Swedish telecoms firm Ericsson announced a fresh patent licensing agreement with Apple on Monday, finally resolving a year-long legal fight between the two companies.
Ericsson didn't identify the exact terms of the deal, but the company's revenue from intellectual property in 2015 — including the new Apple deal — is expected to reach between 13 to 14 billion crowns, or $1.52 billion to $1.64 billion, Reuters reported. That's an increase from 9.9 billion crowns last year.
An investment bank, ABG Sundal Collier, estimated that Apple is being charged 0.5 percent of the revenue from iPhones and iPads. Since the company pulled in $32.2 billion in revenue from iPhones during the September quarter alone, that could translate into hundreds of millions of dollars per year.
Ericsson's chief intellectual property officer, Kasim Alfalahi, said that the licenses covered 2G, 3G, and LTE cellular connections.
"It means we can continue to work with Apple in areas such as 5G radio network and optimization of the network," he commented to Reuters.
Apple initially sued Ericsson in January, claiming excessive royalties on some of Ericsson's LTE technology.

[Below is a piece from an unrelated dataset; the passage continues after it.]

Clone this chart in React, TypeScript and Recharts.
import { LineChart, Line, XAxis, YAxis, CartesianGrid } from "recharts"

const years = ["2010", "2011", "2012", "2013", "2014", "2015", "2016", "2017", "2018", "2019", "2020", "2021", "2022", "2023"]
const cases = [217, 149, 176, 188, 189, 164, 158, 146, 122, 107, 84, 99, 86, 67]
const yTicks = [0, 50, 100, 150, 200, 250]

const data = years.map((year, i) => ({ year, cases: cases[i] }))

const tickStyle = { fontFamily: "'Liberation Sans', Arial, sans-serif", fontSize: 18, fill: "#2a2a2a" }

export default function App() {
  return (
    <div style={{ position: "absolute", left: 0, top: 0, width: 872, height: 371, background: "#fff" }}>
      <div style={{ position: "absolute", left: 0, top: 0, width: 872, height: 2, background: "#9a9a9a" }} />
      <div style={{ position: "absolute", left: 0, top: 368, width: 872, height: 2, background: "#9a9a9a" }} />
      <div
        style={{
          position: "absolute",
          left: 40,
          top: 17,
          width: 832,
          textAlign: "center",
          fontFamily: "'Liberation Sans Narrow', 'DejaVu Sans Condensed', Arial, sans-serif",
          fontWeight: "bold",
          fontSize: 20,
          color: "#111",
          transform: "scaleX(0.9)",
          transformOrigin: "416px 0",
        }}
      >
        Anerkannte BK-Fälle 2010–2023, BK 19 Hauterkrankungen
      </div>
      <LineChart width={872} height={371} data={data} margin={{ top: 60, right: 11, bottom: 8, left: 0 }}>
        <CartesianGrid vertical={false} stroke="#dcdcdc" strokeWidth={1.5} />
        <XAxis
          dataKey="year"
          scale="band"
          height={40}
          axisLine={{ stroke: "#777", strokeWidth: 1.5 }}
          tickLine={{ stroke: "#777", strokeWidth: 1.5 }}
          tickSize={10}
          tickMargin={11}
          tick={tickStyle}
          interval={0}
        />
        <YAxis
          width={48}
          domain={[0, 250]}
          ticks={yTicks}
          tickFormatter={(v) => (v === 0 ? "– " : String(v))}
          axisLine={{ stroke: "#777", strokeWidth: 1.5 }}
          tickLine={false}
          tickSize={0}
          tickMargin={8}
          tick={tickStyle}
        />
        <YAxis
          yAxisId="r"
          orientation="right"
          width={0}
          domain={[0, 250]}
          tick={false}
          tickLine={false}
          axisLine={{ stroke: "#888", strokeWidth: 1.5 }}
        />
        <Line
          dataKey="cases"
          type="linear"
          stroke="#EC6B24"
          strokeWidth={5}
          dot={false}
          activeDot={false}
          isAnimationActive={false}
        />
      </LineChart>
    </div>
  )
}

The situation quickly escalated, with Ericsson unleashing lawsuits and U.S. International Trade Commission complaints. By May, Ericsson had opened several European lawsuits as well.
12 Comments
Probably something like $3 a unit, so $750M - $1B a year for Ericsson as a guesstimate. Both parties should be happy with the deal.
What stinks with these kinds of licensing deals is that you pay a percentage of the final price of the phone. If you make a cheap phone, you pay less than if you made an expensive phone.

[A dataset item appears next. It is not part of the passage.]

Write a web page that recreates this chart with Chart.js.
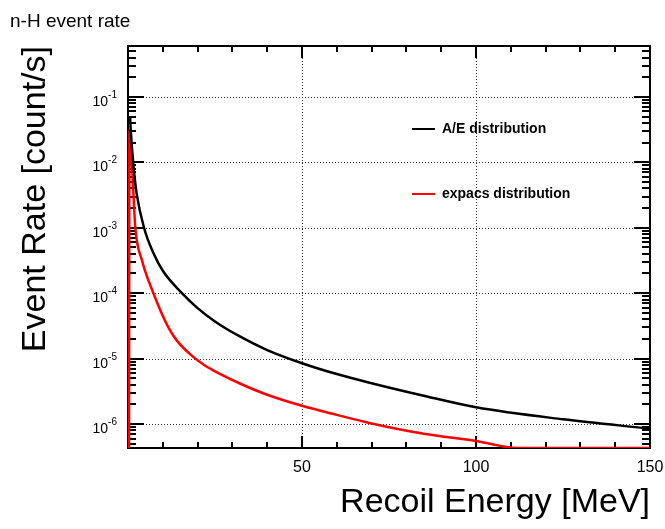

Used car deals for electronics.
How do we know the royalty is being applied to the retail price of the iPhone? It could be a fixed amount on the baseband chip that just HAPPENS to be 0.5% (or similar) of the retail price of an iPhone. It doesn't mean that's how they are calculating it.
Regardless, it's fair to say Apple won this round. It was Apple who first Ericsson sued over high royalty rates, and if they didn't get a good deal then they would just continue with the court case.